::: Provided information :::
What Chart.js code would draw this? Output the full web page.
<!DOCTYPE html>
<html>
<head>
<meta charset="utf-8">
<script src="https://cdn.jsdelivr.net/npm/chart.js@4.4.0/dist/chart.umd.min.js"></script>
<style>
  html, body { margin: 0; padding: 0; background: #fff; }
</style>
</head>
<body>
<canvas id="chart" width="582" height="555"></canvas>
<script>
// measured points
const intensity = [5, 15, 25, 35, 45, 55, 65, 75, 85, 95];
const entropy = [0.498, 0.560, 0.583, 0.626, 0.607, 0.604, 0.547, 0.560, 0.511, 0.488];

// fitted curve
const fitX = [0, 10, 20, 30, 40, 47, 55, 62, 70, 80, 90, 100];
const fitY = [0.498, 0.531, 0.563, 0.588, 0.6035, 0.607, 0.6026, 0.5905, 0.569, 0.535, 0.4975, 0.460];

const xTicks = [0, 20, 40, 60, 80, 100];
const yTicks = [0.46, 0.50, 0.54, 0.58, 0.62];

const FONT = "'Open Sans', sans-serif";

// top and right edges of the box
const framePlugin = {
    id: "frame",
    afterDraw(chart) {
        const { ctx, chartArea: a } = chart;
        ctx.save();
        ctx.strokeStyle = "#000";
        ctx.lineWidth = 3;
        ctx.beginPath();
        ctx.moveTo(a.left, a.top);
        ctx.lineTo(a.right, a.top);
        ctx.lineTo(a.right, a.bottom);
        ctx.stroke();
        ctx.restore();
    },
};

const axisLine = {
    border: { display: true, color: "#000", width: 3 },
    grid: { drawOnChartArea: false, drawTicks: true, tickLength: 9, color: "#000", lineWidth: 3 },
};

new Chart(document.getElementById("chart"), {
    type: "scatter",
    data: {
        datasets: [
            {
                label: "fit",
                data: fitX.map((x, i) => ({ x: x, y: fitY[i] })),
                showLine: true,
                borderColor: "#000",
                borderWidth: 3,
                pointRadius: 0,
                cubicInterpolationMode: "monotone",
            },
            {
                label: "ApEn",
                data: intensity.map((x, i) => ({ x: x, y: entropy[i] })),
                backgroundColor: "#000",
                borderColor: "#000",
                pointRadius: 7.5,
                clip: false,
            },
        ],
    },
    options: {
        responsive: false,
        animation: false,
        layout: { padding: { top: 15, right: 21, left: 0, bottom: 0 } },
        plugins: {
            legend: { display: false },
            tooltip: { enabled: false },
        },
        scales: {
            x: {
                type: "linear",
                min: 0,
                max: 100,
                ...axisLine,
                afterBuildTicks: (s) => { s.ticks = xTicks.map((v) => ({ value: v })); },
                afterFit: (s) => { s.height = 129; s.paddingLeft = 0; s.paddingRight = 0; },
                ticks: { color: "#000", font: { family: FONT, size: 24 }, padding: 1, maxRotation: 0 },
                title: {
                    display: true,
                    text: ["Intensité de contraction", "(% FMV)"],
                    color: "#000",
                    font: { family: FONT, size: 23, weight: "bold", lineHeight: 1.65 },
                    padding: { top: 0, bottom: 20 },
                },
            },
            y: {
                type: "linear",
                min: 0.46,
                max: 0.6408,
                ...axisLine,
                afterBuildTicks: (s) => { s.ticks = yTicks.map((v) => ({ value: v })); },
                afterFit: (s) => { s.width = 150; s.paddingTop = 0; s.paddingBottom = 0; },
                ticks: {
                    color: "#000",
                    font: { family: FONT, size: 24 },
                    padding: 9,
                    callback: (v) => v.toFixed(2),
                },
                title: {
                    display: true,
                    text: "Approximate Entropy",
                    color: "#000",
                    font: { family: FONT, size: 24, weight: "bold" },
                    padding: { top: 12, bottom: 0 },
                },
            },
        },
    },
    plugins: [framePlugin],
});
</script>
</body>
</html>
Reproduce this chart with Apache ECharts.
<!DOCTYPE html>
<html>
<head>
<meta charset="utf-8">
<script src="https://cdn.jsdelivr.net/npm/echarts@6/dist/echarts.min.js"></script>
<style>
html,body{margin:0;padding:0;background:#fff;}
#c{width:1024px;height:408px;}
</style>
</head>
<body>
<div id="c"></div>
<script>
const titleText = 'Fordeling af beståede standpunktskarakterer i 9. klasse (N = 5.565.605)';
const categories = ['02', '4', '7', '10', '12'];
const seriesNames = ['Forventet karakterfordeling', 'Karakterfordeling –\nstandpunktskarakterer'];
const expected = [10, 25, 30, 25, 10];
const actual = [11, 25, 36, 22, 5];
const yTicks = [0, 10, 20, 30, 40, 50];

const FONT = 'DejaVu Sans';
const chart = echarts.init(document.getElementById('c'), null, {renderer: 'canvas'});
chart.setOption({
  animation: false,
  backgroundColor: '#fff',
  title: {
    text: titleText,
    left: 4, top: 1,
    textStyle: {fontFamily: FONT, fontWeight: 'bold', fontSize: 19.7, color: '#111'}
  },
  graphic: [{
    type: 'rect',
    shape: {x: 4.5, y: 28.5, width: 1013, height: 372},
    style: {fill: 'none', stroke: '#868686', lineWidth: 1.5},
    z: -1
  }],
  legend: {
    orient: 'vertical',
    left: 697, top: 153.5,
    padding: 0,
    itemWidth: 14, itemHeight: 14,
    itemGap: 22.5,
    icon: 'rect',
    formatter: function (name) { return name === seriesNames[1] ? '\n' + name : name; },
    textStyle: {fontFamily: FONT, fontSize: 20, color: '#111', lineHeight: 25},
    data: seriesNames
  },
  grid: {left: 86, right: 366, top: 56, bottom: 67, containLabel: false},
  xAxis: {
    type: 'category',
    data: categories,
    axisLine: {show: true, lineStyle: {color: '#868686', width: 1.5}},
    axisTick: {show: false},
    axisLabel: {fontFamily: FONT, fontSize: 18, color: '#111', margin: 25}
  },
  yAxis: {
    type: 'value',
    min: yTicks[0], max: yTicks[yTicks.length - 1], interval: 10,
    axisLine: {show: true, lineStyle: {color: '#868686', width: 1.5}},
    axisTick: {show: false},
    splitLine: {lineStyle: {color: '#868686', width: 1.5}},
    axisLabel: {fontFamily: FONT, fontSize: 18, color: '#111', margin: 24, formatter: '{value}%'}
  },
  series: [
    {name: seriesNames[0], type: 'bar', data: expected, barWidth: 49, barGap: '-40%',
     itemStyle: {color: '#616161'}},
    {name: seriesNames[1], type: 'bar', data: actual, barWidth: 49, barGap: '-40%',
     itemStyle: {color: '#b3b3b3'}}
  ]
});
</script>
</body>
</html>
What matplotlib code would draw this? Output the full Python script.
:::
- [Instructions for the task] Scan the entries above for the word "would" and collect each line holding it.

- [Response to the task]
What Chart.js code would draw this? Output the full web page.
What matplotlib code would draw this? Output the full Python script.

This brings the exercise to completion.